Within a year, Borstelmann owned his first chairs and learned to stack six of them, stretching more than 25 feet high, with a "handstand to heaven" on top.

Forty-five years later, he's still in "show business," the last decade stacking chairs in sold-out arenas.

When asked how often he has fallen, he said, "Say that again."

Borstelmann counts three "close calls" and added, "If I fall, I hope I go to heaven and not to hell in a handbasket."

The Amazing Sladek comes from his mother's family name because the Amazing Borstelmann doesn't quite sound the same.

He's 65, with no intention to retire. He drives his chairs — made of poplar, his fifth set in 45 years — 60,000 miles a year in his van. He works out vigorously on days he doesn't perform.

"I want to be the oldest aerial acrobat," said Borstelmann, who appeared at a Wolves game in December, the Big Ten tournaments at Target Center in March, and will return for the Lynx opener. "I always wanted to do my last show in my last season, in my 65th year. Here's my problem: This is my 65th year and I'm still going strong."

Grace Good

Hula-hoop artist, fire dancer, aerial performer

As stage names go, Grace Good is, well, pretty good.

Except that it isn't.

It's the legal, given name for a TikTok star with 3 million followers.

"A lot of people ask what name they should put on the check," she said.

She first picked up a hula hoop when she went away to attend Middle Tennessee State and taught herself to twirl and spin in her dorm quad for fun.

Good became good enough to busk alongside her hometown Nashville's street musicians and found inspiration in fire-spinning women who performed at Tennessee's Bonnaroo music festival.

She learned from other hula-hoopers to incorporate fire and aerial acrobatics into an act she performed at bars, house parties, circus shows and corporate events.

"The love of the flame," Good said.

NBA teams came calling three years ago. Her act includes the "Big Red Ball" upon which she treads and spins as many as a dozen hula hoops.

Now 31, Good lives in both Nashville and Las Vegas, the circus industry's hub. She estimates she'll work 60 pro and college basketball halftimes as well as minor-league baseball this year.

Good has performed four times at Target Center in the last nine months. "It feels like home here now," she said.

She appeared on "America's Got Talent" four times, reaching the semifinals. Prickly judge Cowell called both "really boring" and "amazing" in the same performance while host Terry Crews dryly said this:

"Grace is good."

Steve Max

Professional Simon Says caller

Steve Max was one of those kids who taught himself juggling and magic tricks.

You know the ones.

By 15, he worked birthday parties, and 47 years later, he still credits his father, Stan, for driving him everywhere.

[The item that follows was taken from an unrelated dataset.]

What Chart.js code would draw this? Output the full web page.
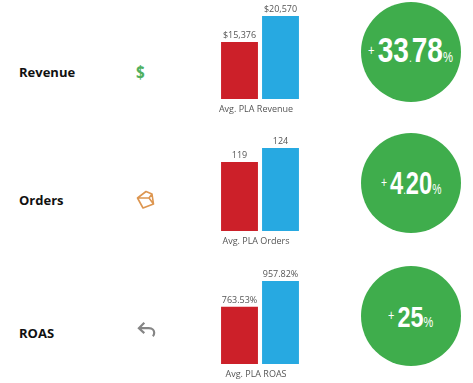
<!DOCTYPE html>
<html>
<head>
<meta charset="utf-8">
<script src="https://cdn.jsdelivr.net/npm/chart.js@4/dist/chart.umd.min.js"></script>
<style>
  html, body { margin: 0; padding: 0; background: #fff; }
  #page { position: relative; width: 473px; height: 383px; overflow: hidden; }
  canvas { position: absolute; left: 200px; }
  .name { position: absolute; left: 19px; font: bold 13px "Open Sans", sans-serif; color: #111; line-height: 20px; }
  .icon { position: absolute; }
  .circle { position: absolute; left: 361px; width: 100px; height: 100px; border-radius: 50%; background: #3fad4c; }
  .pct { position: absolute; white-space: nowrap; color: #fff; font-family: "Liberation Sans", sans-serif; font-weight: bold; line-height: 40px; transform-origin: left center; }
  .pct small { font-weight: normal; font-size: 14px; }
  .pct .plus { position: relative; top: -7px; margin-right: 4px; }
  .pct .dot { font-size: 13px; font-weight: normal; }
</style>
</head>
<body>
<div id="page">
  <div class="name" style="top:62px">Revenue</div>
  <div class="name" style="top:190px">Orders</div>
  <div class="name" style="top:323px">ROAS</div>

  <div class="icon" style="left:136px;top:60px;font:bold 18px 'Open Sans',sans-serif;color:#4fb05f;line-height:24px;transform:scaleX(.85);transform-origin:left center">$</div>
  <svg class="icon" style="left:134px;top:187px" width="22" height="24" viewBox="0 0 22 24" fill="none" stroke="#dd9650" stroke-width="1.6" stroke-linejoin="round">
    <path d="M3.5 11 L12 4.5 L18 7 L19.5 17 L9 21 Z M3.5 11 L15 11 L19.5 17 M15 11 L18 7"/>
  </svg>
  <svg class="icon" style="left:137px;top:321px" width="20" height="18" viewBox="0 0 22 20" fill="none" stroke="#858585" stroke-width="2.4">
    <path d="M8 2 L2 8 L8 13.5 M2 8 L13 8 C17.5 8 19 11 19 13 C19 15 18.5 16 17.5 17"/>
  </svg>

  <canvas id="chart0" width="120" height="118" style="top:0"></canvas>
  <canvas id="chart1" width="120" height="118" style="top:132px"></canvas>
  <canvas id="chart2" width="120" height="118" style="top:265px"></canvas>
</div>

<script>
const categories = ['Avg. PLA Revenue', 'Avg. PLA Orders', 'Avg. PLA ROAS'];
const redValues = [15376, 119, 763.53];
const blueValues = [20570, 124, 957.82];
const redLabels = ['$15,376', '119', '763.53%'];
const blueLabels = ['$20,570', '124', '957.82%'];
// the source bars are not drawn from zero
const axisMins = [3975, 94.6, 331];
const liftWhole = ['33', '4', '25'];
const liftDecimal = ['78', '20', ''];

const RED = '#cc2029';
const BLUE = '#27a9e1';

const circleTops = [2, 133, 266];
const pctPos = [
  { left: 368, top: 30, size: 35, squeeze: 0.8 },
  { left: 381, top: 163, size: 32, squeeze: 0.74 },
  { left: 388, top: 297, size: 30, squeeze: 0.78 }
];

const page = document.getElementById('page');
circleTops.forEach((top, i) => {
  const c = document.createElement('div');
  c.className = 'circle';
  c.style.top = top + 'px';
  page.appendChild(c);

  const p = pctPos[i];
  const t = document.createElement('div');
  t.className = 'pct';
  t.style.left = p.left + 'px';
  t.style.top = p.top + 'px';
  t.style.fontSize = p.size + 'px';
  t.style.transform = `scaleX(${p.squeeze})`;
  const decimals = liftDecimal[i] ? `<span class="dot">.</span>${liftDecimal[i]}` : '';
  t.innerHTML = `<small class="plus">+</small>${liftWhole[i]}${decimals}<small>%</small>`;
  page.appendChild(t);
});

// value labels above the bars
const barLabels = {
  id: 'barLabels',
  afterDatasetsDraw(chart, args, opts) {
    const ctx = chart.ctx;
    ctx.save();
    ctx.font = '9px "Open Sans", sans-serif';
    ctx.fillStyle = '#555';
    ctx.textAlign = 'center';
    ctx.textBaseline = 'bottom';
    chart.data.datasets.forEach((ds, d) => {
      const bar = chart.getDatasetMeta(d).data[0];
      ctx.fillText(opts.labels[d], bar.x, bar.y - 2);
    });
    ctx.restore();
  }
};

categories.forEach((cat, i) => {
  new Chart(document.getElementById('chart' + i), {
    type: 'bar',
    data: {
      labels: [cat],
      datasets: [
        { data: [redValues[i]], backgroundColor: RED, barPercentage: 0.9, categoryPercentage: 1 },
        { data: [blueValues[i]], backgroundColor: BLUE, barPercentage: 0.9, categoryPercentage: 1 }
      ]
    },
    options: {
      responsive: false,
      animation: false,
      layout: { padding: { left: 19, right: 19, top: 16, bottom: 0 } },
      plugins: {
        legend: { display: false },
        tooltip: { enabled: false },
        barLabels: { labels: [redLabels[i], blueLabels[i]] }
      },
      scales: {
        x: {
          grid: { display: false, drawTicks: false },
          border: { display: false },
          ticks: { color: '#555', font: { family: '"Open Sans", sans-serif', size: 9 }, padding: 5, labelOffset: -4, maxRotation: 0, autoSkip: false },
          afterFit: s => { s.height = 19; }
        },
        y: { display: false, min: axisMins[i], max: blueValues[i] }
      }
    },
    plugins: [barLabels]
  });
});
</script>
</body>
</html>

He tried stand-up comedy — "A tough line of work" — and worked the Catskill Mountains resort night clubs, where legends Henny Youngman and Milton Berle once did.

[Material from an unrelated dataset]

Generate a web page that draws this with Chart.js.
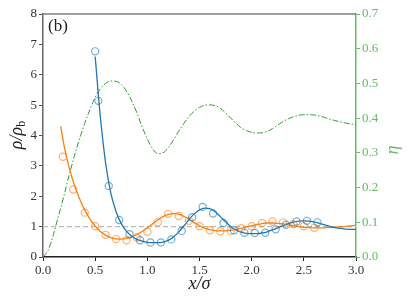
<!DOCTYPE html>
<html><head><meta charset="utf-8">
<script src="https://cdn.jsdelivr.net/npm/chart.js@4.4.0/dist/chart.umd.min.js"></script>
<style>html,body{margin:0;padding:0;background:#fff}canvas{display:block}</style>
</head><body>
<canvas id="c" width="407" height="305"></canvas>
<script>
// ---- data ----
const blueMarkX = [0.50,0.53,0.63,0.73,0.83,0.93,1.03,1.13,1.23,1.33,1.43,1.53,1.63,1.73,1.83,1.93,2.03,2.13,2.23,2.33,2.43,2.53,2.63];
const blueMarkY = [6.77,5.14,2.34,1.22,0.75,0.55,0.48,0.48,0.58,0.86,1.31,1.65,1.43,1.12,0.88,0.80,0.79,0.80,0.91,1.06,1.17,1.19,1.14];
const orangeMarkX = [0.19,0.29,0.40,0.50,0.60,0.70,0.80,0.90,1.00,1.10,1.20,1.30,1.40,1.50,1.60,1.70,1.80,1.90,2.00,2.10,2.20,2.30,2.40,2.50,2.60];
const orangeMarkY = [3.30,2.22,1.46,1.01,0.73,0.59,0.55,0.64,0.83,1.14,1.42,1.35,1.19,1.01,0.88,0.85,0.86,0.95,1.01,1.12,1.17,1.14,1.08,1.01,0.96];
const blueLineX = [0.50,0.55,0.60,0.65,0.70,0.75,0.80,0.85,0.90,0.95,1.00,1.05,1.10,1.15,1.20,1.25,1.30,1.35,1.40,1.45,1.50,1.55,1.60,1.65,1.70,1.75,1.80,1.85,1.90,1.95,2.00,2.05,2.10,2.15,2.20,2.25,2.30,2.35,2.40,2.45,2.50,2.55,2.60,2.65,2.70,2.75,2.80,2.85,2.90,2.95,3.00];
const blueLineY = [6.60,4.60,3.10,2.10,1.50,1.10,0.85,0.68,0.58,0.52,0.48,0.47,0.47,0.49,0.55,0.66,0.82,1.02,1.24,1.42,1.55,1.61,1.59,1.49,1.33,1.16,1.00,0.89,0.82,0.78,0.77,0.77,0.79,0.83,0.89,0.96,1.03,1.10,1.15,1.18,1.19,1.18,1.15,1.11,1.06,1.01,0.97,0.94,0.92,0.91,0.91];
const orangeLineX = [0.17,0.20,0.25,0.30,0.35,0.40,0.45,0.50,0.55,0.60,0.65,0.70,0.75,0.80,0.85,0.90,0.95,1.00,1.05,1.10,1.15,1.20,1.25,1.30,1.35,1.40,1.45,1.50,1.55,1.60,1.65,1.70,1.75,1.80,1.85,1.90,1.95,2.00,2.05,2.10,2.15,2.20,2.25,2.30,2.35,2.40,2.45,2.50,2.55,2.60,2.70,2.80,2.90,3.00];
const orangeLineY = [4.30,3.70,2.95,2.38,1.92,1.55,1.25,1.02,0.84,0.72,0.64,0.60,0.59,0.61,0.66,0.74,0.84,0.96,1.09,1.22,1.33,1.40,1.43,1.41,1.34,1.24,1.13,1.03,0.95,0.90,0.87,0.86,0.86,0.88,0.91,0.95,0.99,1.03,1.07,1.10,1.12,1.12,1.11,1.09,1.06,1.03,1.00,0.98,0.97,0.96,0.96,0.98,1.01,1.04];
const etaX = [0.00,0.05,0.10,0.15,0.20,0.25,0.30,0.35,0.40,0.45,0.50,0.55,0.60,0.65,0.70,0.75,0.80,0.85,0.90,0.95,1.00,1.05,1.10,1.15,1.20,1.25,1.30,1.35,1.40,1.45,1.50,1.55,1.60,1.65,1.70,1.75,1.80,1.85,1.90,1.95,2.00,2.05,2.10,2.15,2.20,2.25,2.30,2.35,2.40,2.45,2.50,2.55,2.60,2.65,2.70,2.75,2.80,2.85,2.90,2.95,3.00];
const etaY = [0.000,0.020,0.065,0.120,0.175,0.235,0.290,0.340,0.385,0.425,0.460,0.485,0.500,0.507,0.506,0.497,0.478,0.450,0.415,0.375,0.340,0.312,0.298,0.300,0.315,0.337,0.362,0.385,0.405,0.420,0.431,0.437,0.438,0.436,0.428,0.415,0.400,0.385,0.372,0.364,0.359,0.357,0.358,0.362,0.370,0.380,0.390,0.398,0.404,0.408,0.410,0.410,0.409,0.406,0.402,0.397,0.393,0.389,0.386,0.383,0.381];
const refX = [0, 3];
const refY = [1, 1];
const xTicks = [0, 0.5, 1.0, 1.5, 2.0, 2.5, 3.0];
const yTicks = [0,1,2,3,4,5,6,7,8];
const etaTicks = [0,0.1,0.2,0.3,0.4,0.5,0.6,0.7];

const pts = (xs, ys) => xs.map((x, i) => ({x, y: ys[i]}));
const FONT = '"Liberation Serif", "DejaVu Serif", serif';
const GREEN_AX = '#66bb66';

const overlay = {
  id: 'overlay',
  afterDraw(chart) {
    const {ctx, chartArea: a} = chart;
    ctx.save();
    // top spine
    ctx.strokeStyle = '#808080'; ctx.lineWidth = 1.5;
    ctx.beginPath(); ctx.moveTo(a.left, a.top); ctx.lineTo(a.right, a.top); ctx.stroke();
    ctx.fillStyle = '#222';
    ctx.font = '17px ' + FONT;
    ctx.textBaseline = 'middle'; ctx.textAlign = 'left';
    ctx.fillText('(b)', a.left + 5, a.top + 13);
    // x title
    ctx.font = 'italic 18px ' + FONT;
    ctx.textAlign = 'center';
    ctx.fillText('x/σ', (a.left + a.right) / 2, 284);
    // left title
    ctx.save();
    ctx.translate(17, 135); ctx.rotate(-Math.PI / 2);
    ctx.font = 'italic 18px ' + FONT;
    ctx.textAlign = 'center';
    const t1 = 'ρ/ρ';
    const w1 = ctx.measureText(t1).width;
    ctx.font = '12px ' + FONT;
    const w2 = ctx.measureText('b').width;
    ctx.font = 'italic 18px ' + FONT;
    ctx.textAlign = 'left';
    ctx.fillText(t1, -(w1 + w2) / 2, 0);
    ctx.font = '12px ' + FONT;
    ctx.fillText('b', -(w1 + w2) / 2 + w1, 5);
    ctx.restore();
    // right title
    ctx.save();
    ctx.translate(393, 150); ctx.rotate(-Math.PI / 2);
    ctx.fillStyle = GREEN_AX;
    ctx.font = 'italic 18px ' + FONT;
    ctx.textAlign = 'center';
    ctx.fillText('η', 0, 0);
    ctx.restore();
    ctx.restore();
  }
};

new Chart(document.getElementById('c'), {
  type: 'scatter',
  data: {
    datasets: [
      {data: pts(blueMarkX, blueMarkY), showLine: false, pointRadius: 3.6, pointBorderWidth: 1.2,
       pointBackgroundColor: 'rgba(0,0,0,0)', pointBorderColor: 'rgba(31,119,180,0.6)', yAxisID: 'y', order: 1},
      {data: pts(orangeMarkX, orangeMarkY), showLine: false, pointRadius: 3.6, pointBorderWidth: 1.2,
       pointBackgroundColor: 'rgba(0,0,0,0)', pointBorderColor: 'rgba(255,127,14,0.6)', yAxisID: 'y', order: 2},
      {data: pts(blueLineX, blueLineY), showLine: true, pointRadius: 0, borderColor: '#1f77b4', borderWidth: 1.3,
       cubicInterpolationMode: 'monotone', yAxisID: 'y', order: 3},
      {data: pts(orangeLineX, orangeLineY), showLine: true, pointRadius: 0, borderColor: '#ff7f0e', borderWidth: 1.3,
       cubicInterpolationMode: 'monotone', yAxisID: 'y', order: 4},
      {data: pts(refX, refY), showLine: true, pointRadius: 0, borderColor: '#bbbbbb', borderWidth: 1.2,
       borderDash: [5, 3], yAxisID: 'y', order: 5},
      {data: pts(etaX, etaY), showLine: true, pointRadius: 0, borderColor: '#2ca02c', borderWidth: 1,
       borderDash: [6, 2, 1.5, 2], cubicInterpolationMode: 'monotone', yAxisID: 'y1', order: 6}
    ]
  },
  options: {
    responsive: false, animation: false, devicePixelRatio: 1,
    layout: {padding: {top: 14, left: 0, right: 0, bottom: 0}},
    plugins: {legend: {display: false}, tooltip: {enabled: false}},
    scales: {
      x: {
        type: 'linear', min: 0, max: 3,
        afterBuildTicks: s => { s.ticks = xTicks.map(v => ({value: v})); },
        afterFit: s => { s.height = 48; },
        ticks: {callback: v => Number(v).toFixed(1), color: '#333', font: {family: FONT, size: 13}, padding: 2, maxRotation: 0},
        grid: {display: true, drawOnChartArea: false, drawTicks: true, tickLength: 4, color: '#222'},
        border: {display: true, color: '#222', width: 1.5}
      },
      y: {
        type: 'linear', position: 'left', min: 0, max: 8,
        afterBuildTicks: s => { s.ticks = yTicks.map(v => ({value: v})); },
        afterFit: s => { s.width = 43; },
        ticks: {color: '#333', font: {family: FONT, size: 13}, padding: 2},
        grid: {display: true, drawOnChartArea: false, drawTicks: true, tickLength: 4, color: '#555'},
        border: {display: true, color: '#666', width: 1.5}
      },
      y1: {
        type: 'linear', position: 'right', min: 0, max: 0.7,
        afterBuildTicks: s => { s.ticks = etaTicks.map(v => ({value: v})); },
        afterFit: s => { s.width = 51; },
        ticks: {callback: v => Number(v).toFixed(1), color: GREEN_AX, font: {family: FONT, size: 13}, padding: 2},
        grid: {display: true, drawOnChartArea: false, drawTicks: true, tickLength: 4, color: GREEN_AX},
        border: {display: true, color: GREEN_AX, width: 1.5}
      }
    }
  },
  plugins: [overlay]
});
</script>
</body></html>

He watched and learned how to work a crowd. It's also where he started to incorporate the child's game "Simon Says" into his act as "Simon Sez."

"Audiences liked the 'Simon Sez' better than my magic," he said. "I'm smart. I can take a hint. I put the magic away, and here we are, still doing my thing."

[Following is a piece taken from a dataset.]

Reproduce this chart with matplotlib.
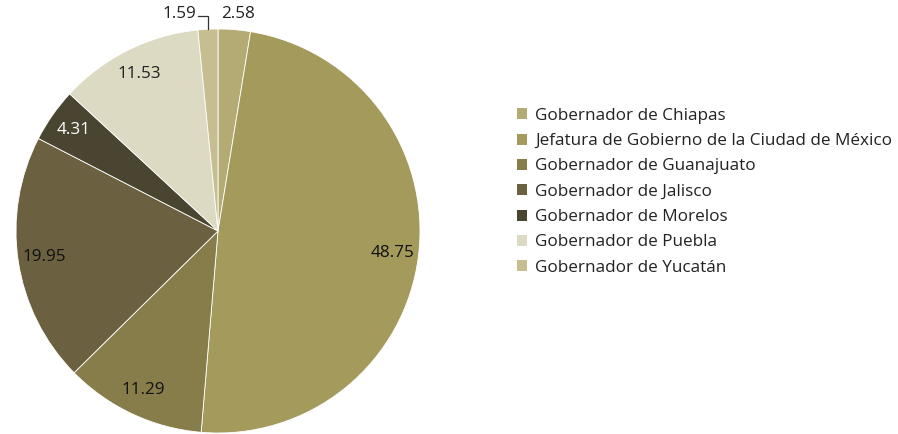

He's in his 21st year playing that game with halftime participants and corporate crowds.

His act is a change of pace from the acrobats and animal acts. He brings audience participation onto the court in a fast-talking, free-form bit that changes every night.

"I cannot do a handstand or back flip," said Max, who is 62.

His schedule from October to April included 87 pro and college games and six corporate events. One night in March he was at Target Center, the next at a Los Angeles Clippers game because he travels light.

"No animals, no fire hoops," he said. "I'm proud to say I've never pooped on the court."

Max calls the game "inherently fun" because it has just one rule: Do what 'Simon Sez' — or doesn't say.

"No one can do anything to stay in the game if I want to get you out," Max said.

All that for seven minutes in a 15-minute NBA halftime.

"That's what I live for, the opportunity to entertain 18,000 people and make everyone laugh and smile," Max said. "It's a great way to make a living."